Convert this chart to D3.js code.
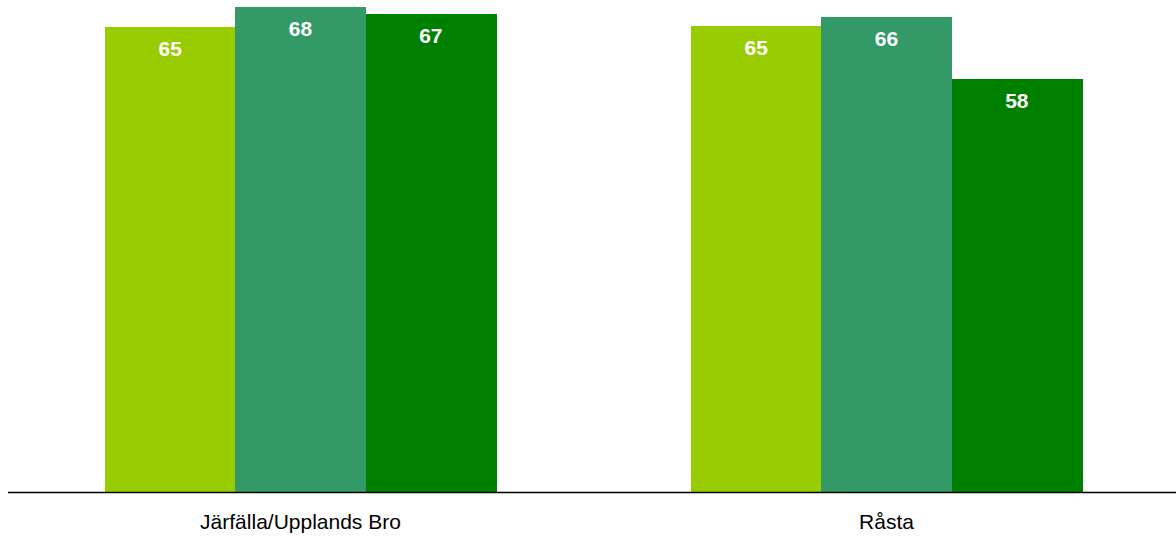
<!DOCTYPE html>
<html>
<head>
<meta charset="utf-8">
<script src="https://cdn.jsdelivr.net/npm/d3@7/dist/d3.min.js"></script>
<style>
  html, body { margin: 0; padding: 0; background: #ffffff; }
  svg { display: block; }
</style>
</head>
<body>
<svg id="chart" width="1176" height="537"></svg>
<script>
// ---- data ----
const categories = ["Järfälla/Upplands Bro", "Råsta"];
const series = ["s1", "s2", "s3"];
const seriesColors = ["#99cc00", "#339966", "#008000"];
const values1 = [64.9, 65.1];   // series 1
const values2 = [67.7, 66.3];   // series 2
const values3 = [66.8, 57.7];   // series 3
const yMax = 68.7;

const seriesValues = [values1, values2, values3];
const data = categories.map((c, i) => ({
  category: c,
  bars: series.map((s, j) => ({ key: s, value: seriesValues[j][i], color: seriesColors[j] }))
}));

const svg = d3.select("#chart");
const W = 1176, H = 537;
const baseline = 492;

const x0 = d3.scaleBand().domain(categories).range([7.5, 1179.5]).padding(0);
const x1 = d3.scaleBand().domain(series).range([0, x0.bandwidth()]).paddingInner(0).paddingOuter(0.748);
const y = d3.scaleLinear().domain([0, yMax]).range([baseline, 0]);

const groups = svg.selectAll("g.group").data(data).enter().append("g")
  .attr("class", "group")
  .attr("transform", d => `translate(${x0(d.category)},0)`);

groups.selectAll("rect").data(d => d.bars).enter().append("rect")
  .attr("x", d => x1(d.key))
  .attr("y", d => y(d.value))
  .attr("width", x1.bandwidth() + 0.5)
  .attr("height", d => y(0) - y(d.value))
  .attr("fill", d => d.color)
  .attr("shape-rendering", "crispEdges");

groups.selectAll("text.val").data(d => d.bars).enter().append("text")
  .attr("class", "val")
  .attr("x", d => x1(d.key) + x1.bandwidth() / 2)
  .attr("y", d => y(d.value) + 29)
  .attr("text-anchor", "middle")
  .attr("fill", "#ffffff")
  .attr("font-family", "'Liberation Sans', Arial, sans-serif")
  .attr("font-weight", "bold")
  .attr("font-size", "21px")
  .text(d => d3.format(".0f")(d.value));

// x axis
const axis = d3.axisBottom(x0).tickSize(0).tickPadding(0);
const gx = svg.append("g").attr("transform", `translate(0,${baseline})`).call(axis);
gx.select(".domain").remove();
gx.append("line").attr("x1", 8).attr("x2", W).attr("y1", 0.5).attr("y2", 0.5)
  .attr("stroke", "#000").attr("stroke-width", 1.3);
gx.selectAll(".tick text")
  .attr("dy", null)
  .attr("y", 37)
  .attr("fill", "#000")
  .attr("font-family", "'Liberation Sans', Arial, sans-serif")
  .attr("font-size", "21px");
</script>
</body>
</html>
+ + + + + + +
- _Written problem_
Lines containing the word "chart" are to be tallied; report only the total.

- _Exercise response_
3